• Problem details: Identify each line in the records below that contains the word "matplotlib", and copy it.

• Input for this task:
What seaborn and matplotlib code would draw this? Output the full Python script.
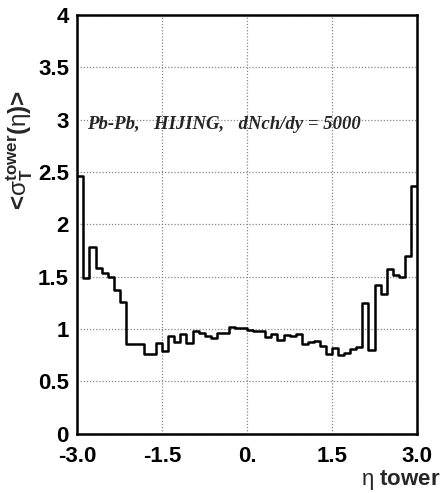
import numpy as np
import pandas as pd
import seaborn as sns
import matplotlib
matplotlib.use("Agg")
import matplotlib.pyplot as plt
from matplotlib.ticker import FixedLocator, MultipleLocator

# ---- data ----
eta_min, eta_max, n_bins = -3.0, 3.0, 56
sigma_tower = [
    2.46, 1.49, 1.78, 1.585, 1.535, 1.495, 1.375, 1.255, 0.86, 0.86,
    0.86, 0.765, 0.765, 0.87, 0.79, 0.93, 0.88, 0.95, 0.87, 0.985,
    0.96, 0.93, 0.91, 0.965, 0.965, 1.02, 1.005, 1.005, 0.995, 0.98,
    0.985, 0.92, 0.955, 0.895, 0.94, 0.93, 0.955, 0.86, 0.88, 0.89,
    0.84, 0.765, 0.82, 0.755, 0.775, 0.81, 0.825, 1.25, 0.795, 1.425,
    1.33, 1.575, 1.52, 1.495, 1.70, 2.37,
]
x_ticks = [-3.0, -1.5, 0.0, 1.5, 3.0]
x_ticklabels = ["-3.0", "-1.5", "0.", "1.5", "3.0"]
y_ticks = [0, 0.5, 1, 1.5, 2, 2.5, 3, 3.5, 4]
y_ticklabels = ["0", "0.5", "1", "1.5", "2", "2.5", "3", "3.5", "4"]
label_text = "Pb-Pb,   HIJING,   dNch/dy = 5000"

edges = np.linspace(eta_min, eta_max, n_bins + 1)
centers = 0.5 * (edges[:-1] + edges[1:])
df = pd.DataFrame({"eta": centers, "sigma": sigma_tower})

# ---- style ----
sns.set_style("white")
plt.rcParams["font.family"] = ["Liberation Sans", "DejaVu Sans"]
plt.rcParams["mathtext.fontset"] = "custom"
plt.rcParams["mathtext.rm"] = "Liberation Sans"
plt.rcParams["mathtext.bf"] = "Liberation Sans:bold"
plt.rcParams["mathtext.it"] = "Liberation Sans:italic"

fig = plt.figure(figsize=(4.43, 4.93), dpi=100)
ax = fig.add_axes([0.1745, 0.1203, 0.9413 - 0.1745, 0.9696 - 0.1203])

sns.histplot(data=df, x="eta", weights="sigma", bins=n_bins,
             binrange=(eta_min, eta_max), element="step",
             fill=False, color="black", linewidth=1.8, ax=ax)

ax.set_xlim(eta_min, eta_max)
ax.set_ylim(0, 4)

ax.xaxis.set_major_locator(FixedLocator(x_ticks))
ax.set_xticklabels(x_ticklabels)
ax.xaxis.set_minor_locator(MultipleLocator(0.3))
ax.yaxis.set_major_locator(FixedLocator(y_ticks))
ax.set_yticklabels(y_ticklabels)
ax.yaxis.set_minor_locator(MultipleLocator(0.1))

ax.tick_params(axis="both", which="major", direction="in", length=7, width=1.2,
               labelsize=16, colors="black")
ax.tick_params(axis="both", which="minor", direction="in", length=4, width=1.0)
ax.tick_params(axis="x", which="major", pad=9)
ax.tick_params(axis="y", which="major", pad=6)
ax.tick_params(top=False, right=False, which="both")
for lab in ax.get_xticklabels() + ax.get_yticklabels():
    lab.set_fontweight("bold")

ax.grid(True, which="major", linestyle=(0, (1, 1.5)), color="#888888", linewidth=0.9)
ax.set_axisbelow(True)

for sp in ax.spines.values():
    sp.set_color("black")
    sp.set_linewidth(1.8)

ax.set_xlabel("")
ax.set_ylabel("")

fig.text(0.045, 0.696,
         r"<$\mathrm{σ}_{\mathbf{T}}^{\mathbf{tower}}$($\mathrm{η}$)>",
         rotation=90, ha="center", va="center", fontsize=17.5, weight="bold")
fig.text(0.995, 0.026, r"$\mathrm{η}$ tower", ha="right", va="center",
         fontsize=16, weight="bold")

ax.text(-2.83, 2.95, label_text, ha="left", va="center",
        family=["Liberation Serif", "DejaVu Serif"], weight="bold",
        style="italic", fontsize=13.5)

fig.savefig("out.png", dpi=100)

---

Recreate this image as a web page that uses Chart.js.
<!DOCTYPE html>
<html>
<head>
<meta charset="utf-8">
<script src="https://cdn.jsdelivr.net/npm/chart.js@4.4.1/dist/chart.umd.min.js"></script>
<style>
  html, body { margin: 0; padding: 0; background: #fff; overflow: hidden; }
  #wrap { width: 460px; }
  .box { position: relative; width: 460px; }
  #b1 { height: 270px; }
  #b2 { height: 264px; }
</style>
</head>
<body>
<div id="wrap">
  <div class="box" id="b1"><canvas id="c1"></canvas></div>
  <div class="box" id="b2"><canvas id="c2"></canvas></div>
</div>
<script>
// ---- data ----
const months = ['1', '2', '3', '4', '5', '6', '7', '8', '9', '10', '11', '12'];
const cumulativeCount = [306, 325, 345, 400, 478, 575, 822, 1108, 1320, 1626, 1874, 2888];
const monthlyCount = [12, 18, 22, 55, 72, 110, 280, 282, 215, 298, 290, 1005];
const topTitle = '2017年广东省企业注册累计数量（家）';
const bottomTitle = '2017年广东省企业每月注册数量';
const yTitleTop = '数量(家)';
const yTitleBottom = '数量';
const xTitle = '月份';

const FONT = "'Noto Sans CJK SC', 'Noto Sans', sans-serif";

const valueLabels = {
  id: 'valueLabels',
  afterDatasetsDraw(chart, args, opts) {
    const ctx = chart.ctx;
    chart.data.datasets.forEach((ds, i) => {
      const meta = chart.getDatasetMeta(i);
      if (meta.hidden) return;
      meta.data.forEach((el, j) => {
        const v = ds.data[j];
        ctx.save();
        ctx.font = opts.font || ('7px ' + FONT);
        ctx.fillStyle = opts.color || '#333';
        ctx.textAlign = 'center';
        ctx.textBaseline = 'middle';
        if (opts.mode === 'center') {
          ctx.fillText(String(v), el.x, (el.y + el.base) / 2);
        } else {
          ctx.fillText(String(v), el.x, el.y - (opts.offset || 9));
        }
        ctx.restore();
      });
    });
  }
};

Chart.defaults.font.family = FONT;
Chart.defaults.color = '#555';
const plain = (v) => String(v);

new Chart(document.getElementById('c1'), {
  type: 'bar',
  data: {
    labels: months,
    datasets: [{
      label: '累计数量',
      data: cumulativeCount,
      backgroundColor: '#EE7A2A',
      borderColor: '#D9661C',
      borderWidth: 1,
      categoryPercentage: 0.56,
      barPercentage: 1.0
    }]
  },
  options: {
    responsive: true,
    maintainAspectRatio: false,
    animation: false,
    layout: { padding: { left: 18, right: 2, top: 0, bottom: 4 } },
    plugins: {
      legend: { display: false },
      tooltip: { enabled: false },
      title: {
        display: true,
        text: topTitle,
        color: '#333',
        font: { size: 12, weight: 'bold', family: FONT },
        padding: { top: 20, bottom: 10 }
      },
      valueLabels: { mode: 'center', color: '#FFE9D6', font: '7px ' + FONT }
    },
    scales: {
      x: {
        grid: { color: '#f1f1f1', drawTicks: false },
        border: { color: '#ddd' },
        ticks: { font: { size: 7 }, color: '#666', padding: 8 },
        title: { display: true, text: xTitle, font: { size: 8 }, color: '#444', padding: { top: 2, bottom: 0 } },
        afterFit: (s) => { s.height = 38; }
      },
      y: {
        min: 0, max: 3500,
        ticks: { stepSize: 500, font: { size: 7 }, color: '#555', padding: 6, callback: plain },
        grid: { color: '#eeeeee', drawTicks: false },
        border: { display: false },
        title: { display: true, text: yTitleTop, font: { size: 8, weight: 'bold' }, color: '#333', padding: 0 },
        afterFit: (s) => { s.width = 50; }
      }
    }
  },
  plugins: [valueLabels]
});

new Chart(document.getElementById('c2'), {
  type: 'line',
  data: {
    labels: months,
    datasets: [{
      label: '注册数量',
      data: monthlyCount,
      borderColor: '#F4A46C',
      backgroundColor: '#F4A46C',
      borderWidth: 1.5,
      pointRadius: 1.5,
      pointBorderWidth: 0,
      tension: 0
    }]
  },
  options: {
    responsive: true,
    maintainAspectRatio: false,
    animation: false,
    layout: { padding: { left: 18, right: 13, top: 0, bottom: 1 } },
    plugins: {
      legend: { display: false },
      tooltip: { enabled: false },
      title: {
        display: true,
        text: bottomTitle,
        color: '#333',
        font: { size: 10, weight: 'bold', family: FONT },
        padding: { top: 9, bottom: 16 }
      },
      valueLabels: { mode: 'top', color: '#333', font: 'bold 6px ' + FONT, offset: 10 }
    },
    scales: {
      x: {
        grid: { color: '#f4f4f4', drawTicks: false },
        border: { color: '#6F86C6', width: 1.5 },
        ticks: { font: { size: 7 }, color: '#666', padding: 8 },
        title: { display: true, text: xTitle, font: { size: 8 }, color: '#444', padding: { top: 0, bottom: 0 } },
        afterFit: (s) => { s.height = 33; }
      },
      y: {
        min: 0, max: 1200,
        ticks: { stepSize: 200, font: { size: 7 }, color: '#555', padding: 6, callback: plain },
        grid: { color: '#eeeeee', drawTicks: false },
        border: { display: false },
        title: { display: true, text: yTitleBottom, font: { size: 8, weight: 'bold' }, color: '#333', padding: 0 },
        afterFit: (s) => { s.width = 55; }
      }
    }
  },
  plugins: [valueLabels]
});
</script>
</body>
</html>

---

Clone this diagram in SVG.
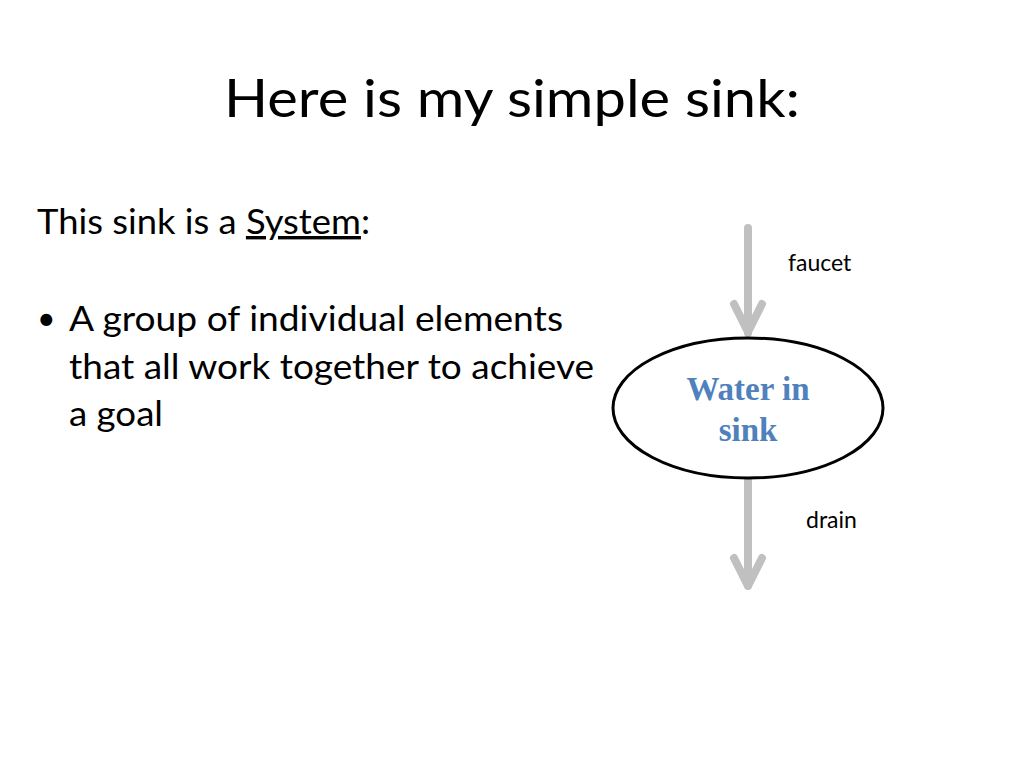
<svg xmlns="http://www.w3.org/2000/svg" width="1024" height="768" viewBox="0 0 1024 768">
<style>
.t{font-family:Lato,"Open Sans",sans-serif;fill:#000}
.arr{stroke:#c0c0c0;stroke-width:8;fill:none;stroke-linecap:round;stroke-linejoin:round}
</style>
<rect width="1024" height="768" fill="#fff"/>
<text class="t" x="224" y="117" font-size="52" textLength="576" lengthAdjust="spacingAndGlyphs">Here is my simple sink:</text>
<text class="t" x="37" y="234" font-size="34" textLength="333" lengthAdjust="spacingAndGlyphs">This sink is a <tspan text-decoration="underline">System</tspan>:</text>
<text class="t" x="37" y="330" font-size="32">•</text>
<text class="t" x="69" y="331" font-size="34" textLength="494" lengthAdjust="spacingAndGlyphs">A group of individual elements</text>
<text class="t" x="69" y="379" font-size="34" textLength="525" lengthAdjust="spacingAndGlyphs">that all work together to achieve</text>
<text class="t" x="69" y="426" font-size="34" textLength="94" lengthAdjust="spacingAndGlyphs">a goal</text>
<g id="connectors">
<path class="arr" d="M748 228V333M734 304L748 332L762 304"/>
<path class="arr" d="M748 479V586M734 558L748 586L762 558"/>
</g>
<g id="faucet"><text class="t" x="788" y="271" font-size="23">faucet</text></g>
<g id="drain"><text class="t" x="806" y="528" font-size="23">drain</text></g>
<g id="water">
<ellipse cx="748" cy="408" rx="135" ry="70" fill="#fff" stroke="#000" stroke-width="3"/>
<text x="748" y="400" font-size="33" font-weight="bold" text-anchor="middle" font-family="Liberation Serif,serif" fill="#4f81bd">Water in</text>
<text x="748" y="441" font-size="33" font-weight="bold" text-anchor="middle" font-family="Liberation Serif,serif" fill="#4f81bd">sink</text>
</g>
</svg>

• Problem solution:
What seaborn and matplotlib code would draw this? Output the full Python script.
import matplotlib
matplotlib.use("Agg")
import matplotlib.pyplot as plt
from matplotlib.ticker import FixedLocator, MultipleLocator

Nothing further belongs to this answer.